Please, Dr. Phil, tell us what to do if we don't have access to your facilities.  We have gone down the counseling/ psychiatrist/ meds/ behavior modification roads.  Our son hasn't been helped by any of this.  (Please know we believe everyone we have dealt with has tried to help - just not the right match.)


For those of us who can't afford all the medical help, please give us your "Plan B". 







 
Replied By: nevernose on Jan 17, 2013, 2:53PM
I've got nothing against drinking -- it's one of the few God given talents I have -- but Justin needs to learn that alcohol just isn't for him. And Jessica needs to learn that drinking doesn't excuse his behavior. 

Know how many times my wife and I have screamed at each other?
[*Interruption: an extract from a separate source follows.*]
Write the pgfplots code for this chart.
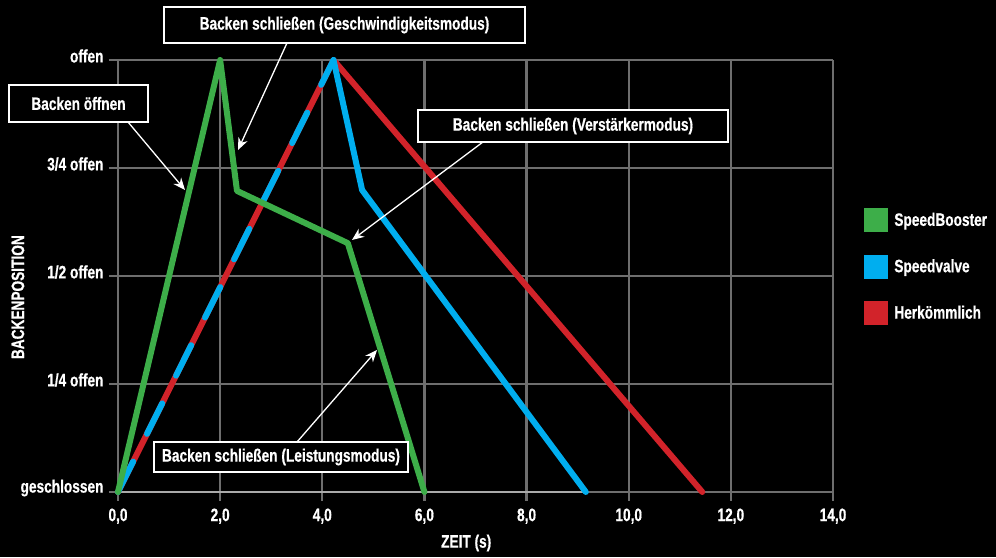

Called each other a name? Thrown empty vodka bottles? Called the police? Hit one another? Either drunk or sober? None. Zero. Zip.


the two of you are obviously not good for each other. Bail out while you still have a chance, and before that kid is screwed up for life. What you're going through? It's not normal, it's not a bump, it's not something to work out. It's something to run like hell from.
 
Replied By: sanjuangal on Jan 17, 2013, 10:06AM
From my perspective what I see is merely "payback" from a entitled generation!  I wasn't a stellar parent, but my kids all had jobs as soon as they were old enough - did their homework before TV - did their own laundry and out at 18 either off to college or on their own.  I REQUIRED more of them early on and they did well and I take NO credit for it.....just did what I thought right.
 
Replied By: doglovermom on Jan 17, 2013, 9:16AM - In reply to doriscody
We have tried so many psychologists and psychiatrists.  The Mental Health system is broken.....we have been trying to get him proper help since he was young.  No-one sees him in crisis for the most part except us.  Unfortunately at his age now he has to ASK for help and that just won't happen.  When we have had to call the police and he has been brought to the hospital it is only a matter of time before they say he is ok to come home.  He is very good at acting like he is perfectly normal.  We don't believe that jail is the answer - we know he needs help.  Mental help.  thank you for your comments.....it is somewhat comforting to know we are not alone out here.
 
Replied By: msmissy70 on Jan 17, 2013, 9:14AM
While I do not know him personally, I had a cousin exactly like this.  He was a great kid, he came from a middle class family. Like Steven, he would have rage incidents so bad he would actually black out.  Like you, we never thought that he would kill his parents.  But, on November 18, 2010 - my cousin took a 9MM glock and killed his parents, his girlfriend and  himself.  The note he left basically said 'all they had to do was give me the car keys.'  To this day, we all Monday-morning quarterback. So this episode touched me deeply.